Bumping races are dangerous, manic events - there has been at least one death in the past. The river where the races start is narrow and has several bends. Twelve boats each with eight oarsmen and one cox (for steering) start racing in a line up-stream with a short distance between each boat. The objective is to bump the boat in front and to avoid being bumped by the boat behind. A canon is used to start each race and there are about ten races each day for four days. First races start at about 10.30 and the fastest boats race at about 16.00. The narrow tow-path by the river is lined with hundreds of students and the whole event is a frenzy of action during racing (lasting at most about 5 minutes) and a great place to meet and chat between races (about 30 minutes).
Walking in Cambridge
Cambridge is crowded with tourists between April and September. Most arrive and depart by coach in the same day and don't get much past Silver Street Bridge and King's Parade. Many of the colleges now charge tourists for admission and restrict the times of access for visitors. Typical admission charges are about GBP 3. Note: we recommend a different walk into the centre of Cambridge through the green, leafy Backs of the colleges (see Where to walk).

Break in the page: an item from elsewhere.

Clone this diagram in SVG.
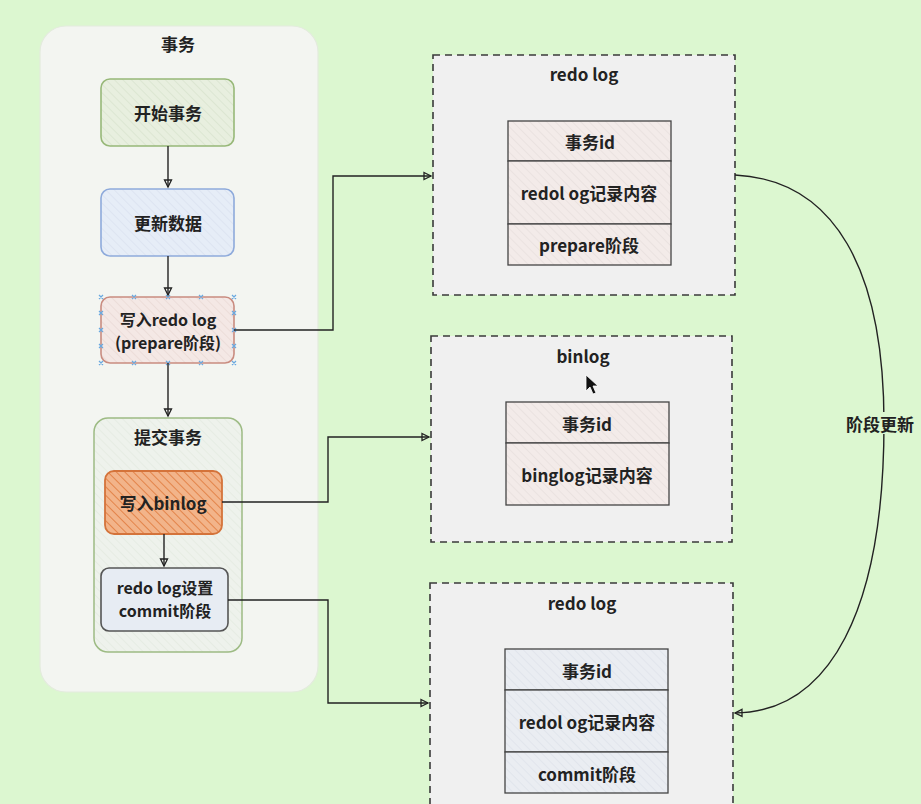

The centre of Cambridge is accessible only to pedestrians and within the colleges there are virtually no vehicles. A good walking map of Cambridge is the most useful purchase you can make.
Where to walk
Most tourists arrive on tourist buses or coaches on Silver Street outside Darwin College. Most tourists then walk over Silver Street bridge and turn left onto King's Parade and walk north until they are outside King's College gatehouse. This route can be busy, tourists are harranged by touts trying to sell chauffeur punt rides and there can be road traffic on Silver Street so it is not always pleasant.
An alternative route that is safer, avoids traffic and takes you through trees is to stroll north from Darwin College through the Backs by the side of Queen's Road and then go through the back gate of King's College (if it is open to visitors) or to go a little further north to Garret Hostel Lane and take this pedestrian route, with bridge, into the centre of town. When in the wooded area of the Backs look out for an old, worn stone used for mounting horses - it is close to Queen's Road on a footpath and close to Clare College.
Some interesting facts about Cambridge
What to avoid in Cambridge
Postcards
There is a wide selection of postcards on sale in Cambridge. A personal recommendation goes for the cards produced by a Cambridge company called Cambridge Portfolio - the photographs are all beautiful views of Cambridge and must have been staged painstakingly. Cambridge Portfolio also makes calendars that are good gifts for Christmas.
Places to stay in Cambridge
The Cambridge Tourist Information Office can help you find accommodation in Cambridge - telephone +44 (0)1223 322640.
Restaurants
The quality of food supplied in Cambridge restaurants has improved greatly over the last 10 years so it should be possible to get something that satisfies. Prices are comparable to London.
Bookshops
Cambridge used to be over-provided with bookshops but recently numbers have fallen to a more manageable level.